Reproduce all of the data exactly.
Start of Material provided
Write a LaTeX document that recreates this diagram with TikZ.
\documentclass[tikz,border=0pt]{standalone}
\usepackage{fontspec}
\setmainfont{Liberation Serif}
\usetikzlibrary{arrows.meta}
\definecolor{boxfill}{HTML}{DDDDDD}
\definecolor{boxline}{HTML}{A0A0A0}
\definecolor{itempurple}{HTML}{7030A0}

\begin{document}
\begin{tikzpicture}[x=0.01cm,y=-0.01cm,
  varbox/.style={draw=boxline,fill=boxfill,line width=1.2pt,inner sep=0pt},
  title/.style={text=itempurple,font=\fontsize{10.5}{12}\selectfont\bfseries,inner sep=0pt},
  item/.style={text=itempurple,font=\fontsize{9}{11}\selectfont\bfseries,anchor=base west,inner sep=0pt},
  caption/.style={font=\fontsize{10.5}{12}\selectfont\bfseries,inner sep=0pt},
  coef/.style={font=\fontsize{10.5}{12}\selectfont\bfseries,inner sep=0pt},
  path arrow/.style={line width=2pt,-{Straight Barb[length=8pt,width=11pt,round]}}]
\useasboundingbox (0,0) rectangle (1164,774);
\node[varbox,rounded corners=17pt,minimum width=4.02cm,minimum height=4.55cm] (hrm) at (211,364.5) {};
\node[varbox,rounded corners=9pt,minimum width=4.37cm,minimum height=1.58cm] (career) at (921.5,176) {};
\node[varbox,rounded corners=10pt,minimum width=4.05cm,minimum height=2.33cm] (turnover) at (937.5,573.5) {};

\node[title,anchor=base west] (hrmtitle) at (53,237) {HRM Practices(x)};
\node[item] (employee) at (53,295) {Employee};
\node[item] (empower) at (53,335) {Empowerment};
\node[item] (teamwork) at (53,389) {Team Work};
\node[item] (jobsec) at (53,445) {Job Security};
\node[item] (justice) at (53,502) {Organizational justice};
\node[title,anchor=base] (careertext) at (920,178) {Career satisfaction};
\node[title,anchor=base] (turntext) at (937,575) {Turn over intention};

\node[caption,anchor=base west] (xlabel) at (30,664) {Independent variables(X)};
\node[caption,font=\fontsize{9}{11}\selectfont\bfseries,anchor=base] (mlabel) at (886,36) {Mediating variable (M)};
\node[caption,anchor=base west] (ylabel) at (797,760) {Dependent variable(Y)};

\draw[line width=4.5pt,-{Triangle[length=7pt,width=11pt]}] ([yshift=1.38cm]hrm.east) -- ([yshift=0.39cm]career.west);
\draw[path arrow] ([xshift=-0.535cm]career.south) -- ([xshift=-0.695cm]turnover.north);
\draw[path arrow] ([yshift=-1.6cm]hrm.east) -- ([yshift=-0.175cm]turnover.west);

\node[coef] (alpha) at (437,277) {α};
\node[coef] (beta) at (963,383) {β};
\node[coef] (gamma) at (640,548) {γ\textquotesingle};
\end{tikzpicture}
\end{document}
End of Material provided
• Exercise output:
Write a LaTeX document that recreates this diagram with TikZ.
\documentclass[tikz,border=0pt]{standalone}
\usepackage{fontspec}
\setmainfont{Liberation Serif}
\usetikzlibrary{arrows.meta}
\definecolor{boxfill}{HTML}{DDDDDD}
\definecolor{boxline}{HTML}{A0A0A0}
\definecolor{itempurple}{HTML}{7030A0}

\begin{document}
\begin{tikzpicture}[x=0.01cm,y=-0.01cm,
  varbox/.style={draw=boxline,fill=boxfill,line width=1.2pt,inner sep=0pt},
  title/.style={text=itempurple,font=\fontsize{10.5}{12}\selectfont\bfseries,inner sep=0pt},
  item/.style={text=itempurple,font=\fontsize{9}{11}\selectfont\bfseries,anchor=base west,inner sep=0pt},
  caption/.style={font=\fontsize{10.5}{12}\selectfont\bfseries,inner sep=0pt},
  coef/.style={font=\fontsize{10.5}{12}\selectfont\bfseries,inner sep=0pt},
  path arrow/.style={line width=2pt,-{Straight Barb[length=8pt,width=11pt,round]}}]
\useasboundingbox (0,0) rectangle (1164,774);
\node[varbox,rounded corners=17pt,minimum width=4.02cm,minimum height=4.55cm] (hrm) at (211,364.5) {};
\node[varbox,rounded corners=9pt,minimum width=4.37cm,minimum height=1.58cm] (career) at (921.5,176) {};
\node[varbox,rounded corners=10pt,minimum width=4.05cm,minimum height=2.33cm] (turnover) at (937.5,573.5) {};

\node[title,anchor=base west] (hrmtitle) at (53,237) {HRM Practices(x)};
\node[item] (employee) at (53,295) {Employee};
\node[item] (empower) at (53,335) {Empowerment};
\node[item] (teamwork) at (53,389) {Team Work};
\node[item] (jobsec) at (53,445) {Job Security};
\node[item] (justice) at (53,502) {Organizational justice};
\node[title,anchor=base] (careertext) at (920,178) {Career satisfaction};
\node[title,anchor=base] (turntext) at (937,575) {Turn over intention};

\node[caption,anchor=base west] (xlabel) at (30,664) {Independent variables(X)};
\node[caption,font=\fontsize{9}{11}\selectfont\bfseries,anchor=base] (mlabel) at (886,36) {Mediating variable (M)};
\node[caption,anchor=base west] (ylabel) at (797,760) {Dependent variable(Y)};

\draw[line width=4.5pt,-{Triangle[length=7pt,width=11pt]}] ([yshift=1.38cm]hrm.east) -- ([yshift=0.39cm]career.west);
\draw[path arrow] ([xshift=-0.535cm]career.south) -- ([xshift=-0.695cm]turnover.north);
\draw[path arrow] ([yshift=-1.6cm]hrm.east) -- ([yshift=-0.175cm]turnover.west);

\node[coef] (alpha) at (437,277) {α};
\node[coef] (beta) at (963,383) {β};
\node[coef] (gamma) at (640,548) {γ\textquotesingle};
\end{tikzpicture}
\end{document}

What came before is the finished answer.